(What the task asks): Count how many lines hold the string "Apache". Answer with that number and nothing more.

----- Task data

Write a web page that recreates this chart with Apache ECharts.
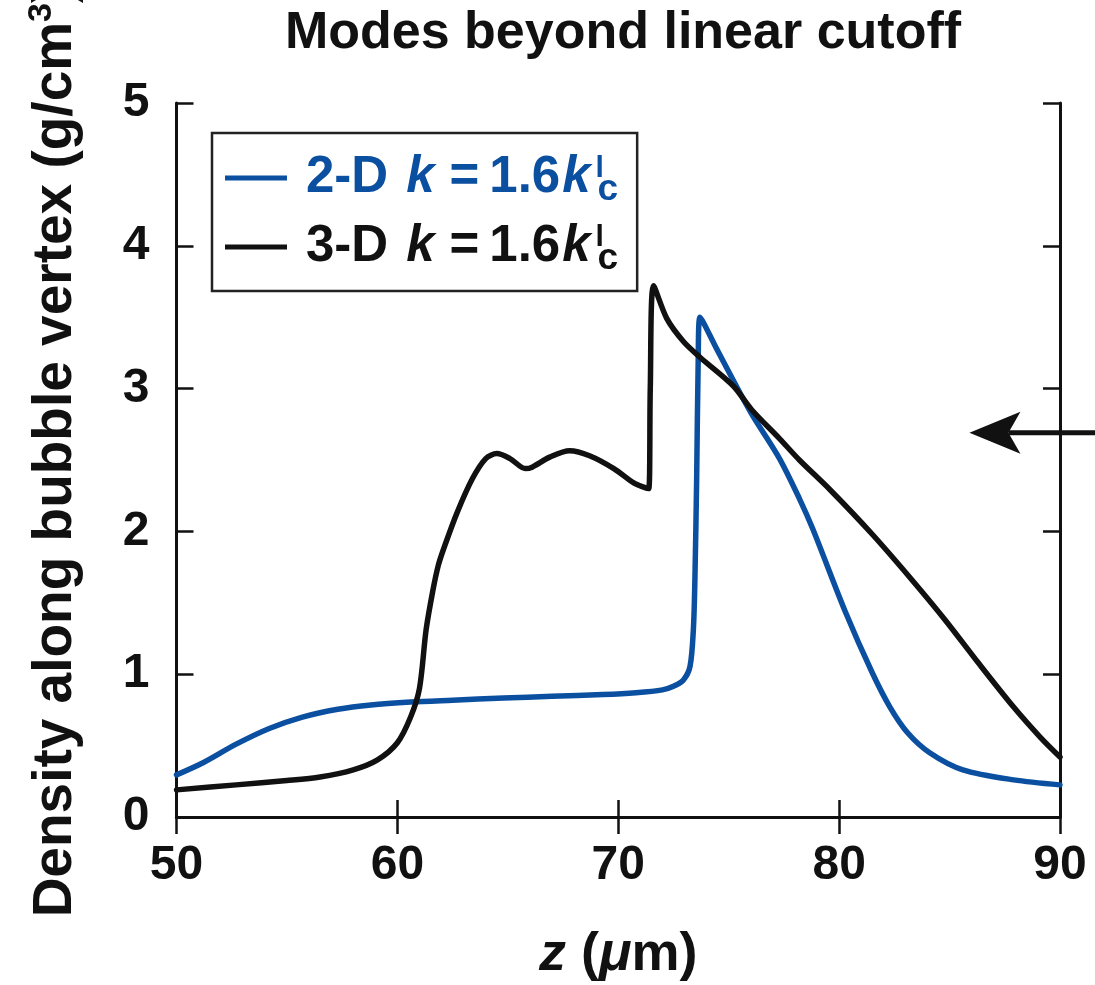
<!DOCTYPE html>
<html>
<head>
<meta charset="utf-8">
<script src="https://cdn.jsdelivr.net/npm/echarts@6/dist/echarts.min.js"></script>
<style>
  html, body { margin: 0; padding: 0; background: #fff; }
  #chart { width: 1095px; height: 985px; }
</style>
</head>
<body>
<div id="chart"></div>
<script>
// 2-D simulation: density along the bubble vertex (g/cm^3) vs z (um)
const z2D = [50, 51.2, 52.7, 54.2, 55.7, 57.3, 58.8, 60.6, 62.5, 64.8, 67, 69.3, 70.8, 72, 72.5,
  72.95, 73.25, 73.4, 73.47, 73.55, 73.62, 73.7, 74.45, 75.2, 76.05, 77.3, 78.2, 78.8, 80.3,
  81.5, 82.3, 83.1, 84.1, 85.6, 87.9, 90];
const rho2D = [0.295, 0.38, 0.51, 0.62, 0.70, 0.755, 0.785, 0.805, 0.818, 0.833, 0.845, 0.857, 0.87, 0.89, 0.915,
  0.96, 1.055, 1.31, 1.66, 2.37, 3.2, 3.50, 3.28, 3.06, 2.82, 2.51, 2.23, 2.02, 1.43,
  1.01, 0.77, 0.59, 0.45, 0.33, 0.26, 0.225];

// 3-D simulation
const z3D = [50, 52.7, 55, 56.5, 58, 59.1, 60, 60.6, 61.0, 61.3, 61.6, 61.85, 62.1, 62.7, 63.4, 64.0, 64.5,
  65.1, 65.8, 66.1, 66.9, 67.8, 68.7, 69.8, 70.7, 71.15, 71.38, 71.45, 71.6, 72.2, 72.95, 73.7,
  75.2, 76.05, 77.3, 78.2, 79.6, 81.5, 83.3, 84.8, 86.3, 87.9, 89.1, 90];
const rho3D = [0.19, 0.225, 0.255, 0.28, 0.33, 0.40, 0.52, 0.70, 0.90, 1.31, 1.58, 1.76, 1.88, 2.13, 2.37, 2.51, 2.545,
  2.51, 2.44, 2.45, 2.52, 2.565, 2.53, 2.44, 2.34, 2.31, 2.30, 3.0, 3.72, 3.49, 3.33, 3.22,
  3.02, 2.85, 2.65, 2.50, 2.29, 1.98, 1.66, 1.38, 1.08, 0.77, 0.56, 0.42];

// Axis ranges and ticks
const zRange = [50, 90], zStep = 10;
const rhoRange = [0, 5], rhoStep = 1;

// Arrow marking the density level on the right edge (tail z, tip z, density)
const arrowZ = [91.8, 85.9];
const arrowRho = 2.69;

const BLUE = '#0b4fa0';
const INK = '#111';
const FONT = '"Liberation Sans", Arial, Helvetica, sans-serif';

const pairs = (xs, ys) => xs.map((x, i) => [x, ys[i]]);

const chart = echarts.init(document.getElementById('chart'), null, { renderer: 'canvas' });

const tickStyle = { show: true, inside: true, length: 17, lineStyle: { color: INK, width: 2.5 } };
const lineStyle = { show: true, lineStyle: { color: INK, width: 3 } };

function legendRich(color) {
  const base = { color, fontSize: 51, fontWeight: 'bold', fontFamily: FONT, lineHeight: 60 };
  return {
    a: Object.assign({}, base, { padding: [0, 0, 0, 14] }),
    k: Object.assign({}, base, { fontStyle: 'italic', padding: [0, 0, 0, 18] }),
    e: Object.assign({}, base, { padding: [0, 0, 0, 15] }),
    n: Object.assign({}, base, { padding: [0, 0, 0, 10] }),
    k2: Object.assign({}, base, { fontStyle: 'italic', padding: [0, 0, 0, 2] }),
    s: { color, fontSize: 30, fontWeight: 'bold', fontFamily: FONT, lineHeight: 30, verticalAlign: 'top', width: 1, padding: [6, 0, 0, 5] },
    c: { color, fontSize: 37, fontWeight: 'bold', fontFamily: FONT, lineHeight: 36, verticalAlign: 'bottom', padding: [0, 0, 0, 1] }
  };
}
const richBlue = legendRich(BLUE);
const richBlack = legendRich(INK);
const rich = {};
Object.keys(richBlue).forEach(k => { rich['b' + k] = richBlue[k]; rich['q' + k] = richBlack[k]; });

const option = {
  animation: false,
  backgroundColor: '#fff',
  title: {
    text: 'Modes beyond linear cutoff',
    left: 618, top: 3, textAlign: 'center',
    textStyle: { fontFamily: FONT, fontWeight: 'bold', fontSize: 52, color: INK }
  },
  grid: { left: 176.5, right: 35, top: 103, bottom: 168, containLabel: false, outerBoundsMode: 'none' },
  legend: {
    orient: 'vertical', left: 212, top: 133,
    padding: [15, 19, 14, 13],
    borderColor: '#222', borderWidth: 2.5,
    itemWidth: 62, itemHeight: 5, itemGap: 9,
    icon: 'rect',
    data: ['2-D', '3-D'],
    formatter: name => {
      const p = name === '2-D' ? 'b' : 'q';
      return `{${p}a|${name}}{${p}k|k}{${p}e|=}{${p}n|1.6}{${p}k2|k}{${p}s|l}{${p}c|c}`;
    },
    textStyle: { rich }
  },
  xAxis: [{
    type: 'value', min: zRange[0], max: zRange[1], interval: zStep,
    position: 'bottom',
    axisLine: lineStyle, axisTick: tickStyle, splitLine: { show: false },
    axisLabel: { color: INK, fontFamily: FONT, fontWeight: 'bold', fontSize: 48, margin: 25 },
    name: '{zi|z}{n| (}{mu|μ}{n|m)}',
    nameLocation: 'middle', nameGap: 111,
    nameTextStyle: {
      rich: {
        zi: { fontFamily: FONT, fontWeight: 'bold', fontStyle: 'italic', fontSize: 54, color: INK },
        n: { fontFamily: FONT, fontWeight: 'bold', fontSize: 54, color: INK },
        mu: { fontFamily: FONT, fontWeight: 'bold', fontStyle: 'italic', fontSize: 54, color: INK }
      }
    }
  }, {
    type: 'value', min: zRange[0], max: zRange[1], interval: zStep,
    position: 'top',
    axisLine: lineStyle, axisTick: tickStyle, splitLine: { show: false },
    axisLabel: { show: false }
  }],
  yAxis: [{
    type: 'value', min: rhoRange[0], max: rhoRange[1], interval: rhoStep,
    position: 'left',
    axisLine: lineStyle, axisTick: tickStyle, splitLine: { show: false },
    axisLabel: { color: INK, fontFamily: FONT, fontWeight: 'bold', fontSize: 48, margin: 27 },
    name: '{n|Density along bubble vertex (g/cm}{s|3}{n|)}',
    nameLocation: 'middle', nameRotate: 90, nameGap: 90,
    nameTextStyle: {
      padding: [0, 0, 0, 18],
      rich: {
        n: { fontFamily: FONT, fontWeight: 'bold', fontSize: 55, color: INK, lineHeight: 62 },
        s: { fontFamily: FONT, fontWeight: 'bold', fontSize: 34, color: INK, lineHeight: 34, verticalAlign: 'top' }
      }
    }
  }, {
    type: 'value', min: rhoRange[0], max: rhoRange[1], interval: rhoStep,
    position: 'right',
    axisLine: lineStyle, axisTick: tickStyle, splitLine: { show: false },
    axisLabel: { show: false }
  }],
  series: [{
    name: '2-D', type: 'line', xAxisIndex: 0, yAxisIndex: 0,
    data: pairs(z2D, rho2D),
    showSymbol: false, smooth: 0.3,
    lineStyle: { color: BLUE, width: 5.5, cap: 'round', join: 'round' },
    itemStyle: { color: BLUE }, z: 3
  }, {
    name: '3-D', type: 'line', xAxisIndex: 0, yAxisIndex: 0,
    data: pairs(z3D, rho3D),
    showSymbol: false, smooth: 0.3,
    lineStyle: { color: INK, width: 5.5, cap: 'round', join: 'round' },
    itemStyle: { color: INK }, z: 4
  }]
};

chart.setOption(option);

// Arrow drawn in data coordinates converted through the axes
const tail = chart.convertToPixel({ xAxisIndex: 0, yAxisIndex: 0 }, [arrowZ[0], arrowRho]);
const tip = chart.convertToPixel({ xAxisIndex: 0, yAxisIndex: 0 }, [arrowZ[1], arrowRho]);
const headLen = 51, headHalf = 21, notch = 12;
chart.setOption({
  graphic: [{
    type: 'line', silent: true, z: 10,
    shape: { x1: tail[0], y1: tail[1], x2: tip[0] + headLen - notch, y2: tip[1] },
    style: { stroke: INK, lineWidth: 5 }
  }, {
    type: 'polygon', silent: true, z: 10,
    shape: { points: [
      [tip[0], tip[1]],
      [tip[0] + headLen, tip[1] - headHalf],
      [tip[0] + headLen - notch, tip[1]],
      [tip[0] + headLen, tip[1] + headHalf]
    ] },
    style: { fill: INK }
  }]
});
</script>
</body>
</html>
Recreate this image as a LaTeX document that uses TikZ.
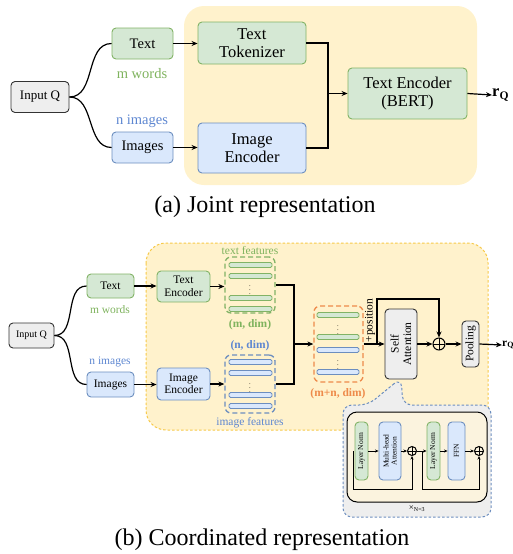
\documentclass[tikz,border=0pt]{standalone}
\usepackage{fontspec}
\setmainfont{Liberation Serif}
\usetikzlibrary{arrows.meta, calc, positioning}
\definecolor{PanelFill}{HTML}{FFF2CC}
\definecolor{PanelEdge}{HTML}{F7C948}
\definecolor{LeafFill}{HTML}{D5E8D4}
\definecolor{LeafEdge}{HTML}{82B366}
\definecolor{SkyFill}{HTML}{DAE8FC}
\definecolor{SkyEdge}{HTML}{6C8EBF}
\definecolor{GreyFill}{HTML}{EEEEEE}
\definecolor{Ink}{HTML}{333333}
\definecolor{LeafText}{HTML}{7FB35E}
\definecolor{SkyText}{HTML}{5E87D1}
\definecolor{Tangerine}{HTML}{EE8A4A}
\definecolor{InnerFill}{HTML}{FBF3DE}
\tikzset{
  flow/.style={-{Stealth[length=6pt,width=5pt]}, line width=1.2pt, color=black},
  thinflow/.style={-{Stealth[length=3.5pt,width=3pt]}, line width=0.9pt, color=black},
  wire/.style={line width=1.2pt, color=black},
  leafbox/.style={draw=LeafEdge, fill=LeafFill, rounded corners=4pt, line width=0.9pt, align=center, inner sep=0pt},
  skybox/.style={draw=SkyEdge, fill=SkyFill, rounded corners=4pt, line width=0.9pt, align=center, inner sep=0pt},
  greybox/.style={draw=Ink, fill=GreyFill, rounded corners=4pt, line width=0.9pt, align=center, inner sep=0pt},
  featbox/.style={dash pattern=on 5pt off 3pt, line width=1.3pt, rounded corners=6pt, minimum width=50pt, inner sep=0pt},
  leafbar/.style={draw=LeafEdge, fill=LeafFill, rounded corners=1.5pt, line width=0.8pt},
  skybar/.style={draw=SkyEdge, fill=SkyFill, rounded corners=1.5pt, line width=0.8pt},
  dotsmark/.style={inner sep=0pt, font=\fontsize{6.5}{6.5}\selectfont},
  oplus/.style={circle, draw, line width=1pt, inner sep=0pt, minimum size=#1,
    path picture={\draw[line width=1pt] (path picture bounding box.north) -- (path picture bounding box.south)
      (path picture bounding box.west) -- (path picture bounding box.east);}},
  bigfont/.style={font=\fontsize{16.5}{18}\selectfont},
  midfont/.style={font=\fontsize{14.5}{16}\selectfont},
  smallfont/.style={font=\fontsize{11.5}{12.5}\selectfont},
  tinyfont/.style={font=\fontsize{7.5}{8}\selectfont},
  caption/.style={font=\fontsize{24}{26}\selectfont},
}

\begin{document}
\begin{tikzpicture}[x=1pt, y=-1pt]
  \useasboundingbox (0,0) rectangle (513,554);

  % (a) joint representation
  \fill[PanelFill, rounded corners=20pt] (184,6) rectangle (477,185);
  \node[greybox, minimum width=58pt, minimum height=31pt, font=\fontsize{13}{14}\selectfont] (inA) at (40,97) {Input Q};
  \node[leafbox, midfont, minimum width=61pt, minimum height=31pt] (txtA) at (142.5,43.5) {Text};
  \node[midfont, text=LeafText] (mwA) at (142,74) {m words};
  \node[midfont, text=SkyText] (niA) at (142,121) {n images};
  \node[skybox, midfont, minimum width=61pt, minimum height=31pt] (imgA) at (142.5,147.5) {Images};
  \node[leafbox, bigfont, minimum width=108pt, minimum height=42pt] (tokA) at (252,43) {Text\\Tokenizer};
  \node[skybox, bigfont, minimum width=108pt, minimum height=50pt] (ienA) at (252,148) {Image\\Encoder};
  \node[leafbox, bigfont, minimum width=119pt, minimum height=51pt] (tenA) at (407.5,93.5) {Text Encoder\\(BERT)};
  \node[bigfont, anchor=west, inner sep=0pt] (rqA) at (492,95) {\textbf{r}\textsubscript{\textbf{Q}}};
  \coordinate (jA) at (328,93.5);

  \draw[wire] (inA.east) to[out=0, in=180] (txtA.west);
  \draw[wire] (inA.east) to[out=0, in=180] (imgA.west);
  \draw[flow] (txtA.east) -- (txtA.east -| tokA.west);
  \draw[flow] (imgA.east) -- (imgA.east -| ienA.west);
  \draw[wire] (tokA.east) -| (jA);
  \draw[wire] (ienA.east) -| (jA);
  \draw[flow] (jA) -- (tenA.west);
  \draw[flow] (tenA.east) -- (rqA.west);
  \node[caption] (capA) at (265,207) {(a) Joint representation};

  % (b) coordinated representation
  \draw[PanelEdge, fill=PanelFill, dash pattern=on 2.5pt off 2pt, line width=1pt, rounded corners=20pt] (146,243) rectangle (488,430);
  \coordinate (saFoot) at (401,378);
  \draw[SkyEdge, fill=GreyFill, dash pattern=on 2.5pt off 2pt, line width=1pt, rounded corners=9pt]
    (saFoot) -- (368,405) -- (343,405) -- (343,517) -- (491,517) -- (491,405) -- (403,405) -- cycle;
  \draw[fill=InnerFill, rounded corners=10pt, line width=1pt] (347,412) rectangle (487,502);

  \node[greybox, font=\fontsize{10}{11}\selectfont, minimum width=45pt, minimum height=25pt] (inB) at (31.5,335.5) {Input Q};
  \node[leafbox, smallfont, minimum width=47pt, minimum height=24pt] (txtB) at (110.5,286) {Text};
  \node[smallfont, text=LeafText] (mwB) at (110,310) {m words};
  \node[smallfont, text=SkyText] (niB) at (110,362) {n images};
  \node[skybox, smallfont, minimum width=47pt, minimum height=25pt] (imgB) at (110.5,384.5) {Images};
  \node[leafbox, smallfont, minimum width=53pt, minimum height=31pt] (tenB) at (183.5,286.5) {Text\\Encoder};
  \node[skybox, smallfont, minimum width=53pt, minimum height=32pt] (ienB) at (183.5,384) {Image\\Encoder};

  \node[featbox, draw=LeafEdge, minimum height=56pt] (tfeat) at (250,285) {};
  \foreach \y in {265,276,298,309}
    \draw[leafbar] (229,\y-2.5) rectangle (272,\y+2.5);
  \node[dotsmark] (tdots) at (250,287) {$\vdots$};
  \node[featbox, draw=SkyEdge, minimum height=58pt] (ifeat) at (250,384) {};
  \foreach \y in {362,373,395,406}
    \draw[skybar] (229,\y-2.5) rectangle (272,\y+2.5);
  \node[dotsmark] (idots) at (250,385) {$\vdots$};
  \node[smallfont, text=LeafText] (tlab) at (250,251) {text features};
  \node[smallfont, text=LeafText] (mdim) at (250,325) {\textbf{(m, dim)}};
  \node[smallfont, text=SkyText] (ndim) at (250,346) {\textbf{(n, dim)}};
  \node[smallfont, text=SkyText] (ilab) at (250,423) {image features};

  \node[featbox, draw=Tangerine, minimum width=49pt, minimum height=76pt] (mstack) at (338.5,344) {};
  \foreach \y in {315,337}
    \draw[leafbar] (317,\y-2.5) rectangle (359,\y+2.5);
  \foreach \y in {350,372}
    \draw[skybar] (317,\y-2.5) rectangle (359,\y+2.5);
  \node[dotsmark] (mdots1) at (338,327) {$\vdots$};
  \node[dotsmark] (mdots2) at (338,362) {$\vdots$};
  \node[smallfont, text=Tangerine] (mndim) at (338,394) {\textbf{(m+n, dim)}};

  \node[greybox, smallfont, rotate=90, minimum width=70pt, minimum height=32pt] (sa) at (401,344) {Self\\Attention};
  \node[oplus=12pt] (opB) at (439,344) {};
  \node[greybox, smallfont, rotate=90, minimum width=46pt, minimum height=17pt] (pool) at (470.5,344) {Pooling};
  \node[smallfont, anchor=west, inner sep=0pt] (rqB) at (502,345) {\textbf{r}\textsubscript{\textbf{Q}}};
  \coordinate (jB) at (294,344);
  \coordinate (skB) at (377,344);
  \coordinate (skTop) at (377,299);

  \draw[wire] (inB.east) to[out=0, in=180] (txtB.west);
  \draw[wire] (inB.east) to[out=0, in=180] (imgB.west);
  \draw[flow] (txtB.east) -- (txtB.east -| tenB.west);
  \draw[flow] (imgB.east) -- (imgB.east -| ienB.west);
  \draw[flow] (tenB.east) -- (tenB.east -| tfeat.west);
  \draw[flow] (ienB.east) -- (ienB.east -| ifeat.west);
  \draw[wire] (tfeat.east) -| (jB);
  \draw[wire] (ifeat.east) -| (jB);
  \draw[flow] (jB) -- (mstack.west);
  \draw[flow] (mstack.east) -- (sa.north) node[pos=0.3, rotate=90, anchor=west, smallfont, inner sep=1pt] {+position};
  \draw[flow] (skB) -- (skTop) -| (opB.north);
  \draw[flow] (sa.south) -- (opB.west);
  \draw[flow] (opB.east) -- (pool.north);
  \draw[flow] (pool.south) -- (rqB.west);

  % stacked block, x N
  \node[oplus=9pt] (op1) at (412,451) {};
  \node[oplus=9pt] (op2) at (479,451) {};
  \coordinate (in1) at (353,451);
  \coordinate (in2) at (422,451);
  \draw[thinflow] (in1) -- ++(0,38) -| (op1.south);
  \draw[thinflow] (in2) -- ++(0,38) -| (op2.south);
  \node[leafbox, tinyfont, rotate=90, minimum width=58pt, minimum height=13pt] (ln1) at (361.5,451) {Layer Norm};
  \node[skybox, tinyfont, rotate=90, minimum width=58pt, minimum height=22pt] (mha) at (390,451) {Multi-head\\Attention};
  \node[leafbox, tinyfont, rotate=90, minimum width=58pt, minimum height=13pt] (ln2) at (433.5,451) {Layer Norm};
  \node[skybox, tinyfont, rotate=90, minimum width=58pt, minimum height=17pt] (ffn) at (456.5,451) {FFN};
  \draw[thinflow] (ln1.south) -- (mha.north);
  \draw[thinflow] (mha.south) -- (op1.west);
  \draw[thinflow] (op1.east) -- (ln2.north);
  \draw[thinflow] (ln2.south) -- (ffn.north);
  \draw[thinflow] (ffn.south) -- (op2.west);
  \node[font=\fontsize{9}{9}\selectfont, inner sep=1pt] (nrep) at (417,509) {×\textsubscript{N=3}};
  \node[caption] (capB) at (262,540) {(b) Coordinated representation};
\end{tikzpicture}
\end{document}
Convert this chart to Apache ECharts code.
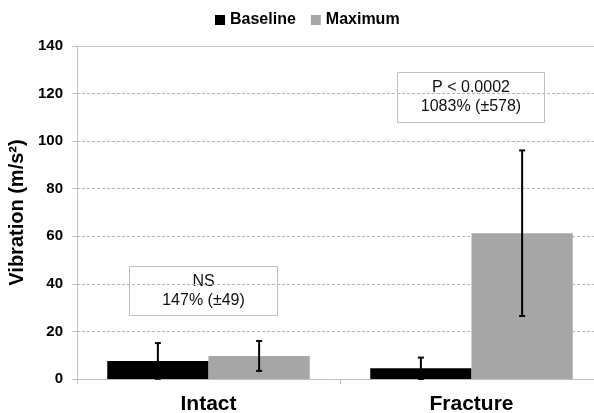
<!DOCTYPE html>
<html>
<head>
<meta charset="utf-8">
<script src="https://cdn.jsdelivr.net/npm/echarts@6/dist/echarts.min.js"></script>
<style>html,body{margin:0;padding:0;background:#fff}#c{width:594px;height:413px}</style>
</head>
<body>
<div id="c"></div>
<script>
var categories = ['Intact', 'Fracture'];
var baseline = [7.6, 4.5];
var baselineErr = [7.5, 4.5];
var maximum = [9.7, 61.3];
var maximumErr = [6.3, 34.8];
var yTicks = [0, 20, 40, 60, 80, 100, 120, 140];
var notes = [['NS', '147% (±49)'], ['P < 0.0002', '1083% (±578)']];

var FONT = '"Liberation Sans", Arial, sans-serif';
var chart = echarts.init(document.getElementById('c'), null, {renderer: 'canvas'});

function errData(vals, errs) {
  return vals.map(function (v, i) { return [i, v, errs[i]]; });
}
function errRender(side) {
  return function (params, api) {
    var ci = api.value(0), v = api.value(1), e = api.value(2);
    var band = api.size([1, 0])[0];
    var bw = band * 0.77 / 2;
    var c = api.coord([ci, v]);
    var x = c[0] + side * bw / 2;
    var top = api.coord([ci, v + e])[1];
    var bot = api.coord([ci, Math.max(v - e, 0)])[1];
    var cap = 3;
    var st = {stroke: '#000', lineWidth: 2};
    return {type: 'group', children: [
      {type: 'line', shape: {x1: x, y1: top, x2: x, y2: bot}, style: st},
      {type: 'line', shape: {x1: x - cap, y1: top, x2: x + cap, y2: top}, style: st},
      {type: 'line', shape: {x1: x - cap, y1: bot, x2: x + cap, y2: bot}, style: st}
    ]};
  };
}

function noteBox(x, y, w, h, lines) {
  return {type: 'group', left: x, top: y, z: 100, children: [
    {type: 'rect', shape: {x: 0, y: 0, width: w, height: h}, style: {fill: '#fff', stroke: '#bfbfbf', lineWidth: 1}},
    {type: 'text', x: w / 2, y: h / 2, style: {text: lines.join('\n'), font: '16px ' + FONT, fill: '#111', align: 'center', verticalAlign: 'middle', lineHeight: 19}}
  ]};
}

chart.setOption({
  animation: false,
  grid: {left: 77, width: 526, top: 46, bottom: 34, outerBoundsMode: 'none', containLabel: false},
  legend: {
    top: 7, left: 210, itemWidth: 10, itemHeight: 10, itemGap: 15,
    icon: 'rect',
    textStyle: {fontFamily: FONT, fontWeight: 'bold', fontSize: 16, color: '#000'},
    data: ['Baseline', 'Maximum']
  },
  xAxis: {
    type: 'category', data: categories,
    axisLine: {lineStyle: {color: '#bfbfbf'}},
    axisTick: {show: true, alignWithLabel: false, length: 5, lineStyle: {color: '#bfbfbf'}},
    axisLabel: {fontFamily: FONT, fontWeight: 'bold', fontSize: 21, color: '#000', margin: 15}
  },
  yAxis: {
    type: 'value', min: yTicks[0], max: yTicks[yTicks.length - 1], interval: 20,
    name: 'Vibration (m/s²)', nameLocation: 'middle', nameGap: 41, nameRotate: 90,
    nameTextStyle: {fontFamily: FONT, fontWeight: 'bold', fontSize: 20, color: '#000'},
    axisLine: {show: true, lineStyle: {color: '#bfbfbf'}},
    axisTick: {show: true, length: 5, lineStyle: {color: '#bfbfbf'}},
    axisLabel: {fontFamily: FONT, fontWeight: 'bold', fontSize: 15, color: '#000', margin: 14},
    splitLine: {lineStyle: {color: '#b5b5b5', type: [3, 2]}}
  },
  series: [
    {name: 'Baseline', type: 'bar', data: baseline, barGap: '0%', barCategoryGap: '23%',
     itemStyle: {color: '#000'},
     markLine: {silent: true, symbol: 'none', label: {show: false}, lineStyle: {color: '#c8c8c8', type: 'solid', width: 1}, data: [{yAxis: 140}]}},
    {name: 'Maximum', type: 'bar', data: maximum, barGap: '0%', barCategoryGap: '23%',
     itemStyle: {color: '#a6a6a6'}},
    {type: 'custom', renderItem: errRender(-1), data: errData(baseline, baselineErr), z: 10},
    {type: 'custom', renderItem: errRender(1), data: errData(maximum, maximumErr), z: 10}
  ],
  graphic: [
    noteBox(129, 266, 148, 49, notes[0]),
    noteBox(397, 72, 147, 50, notes[1])
  ]
});
</script>
</body>
</html>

----------

(Exercise answer): 2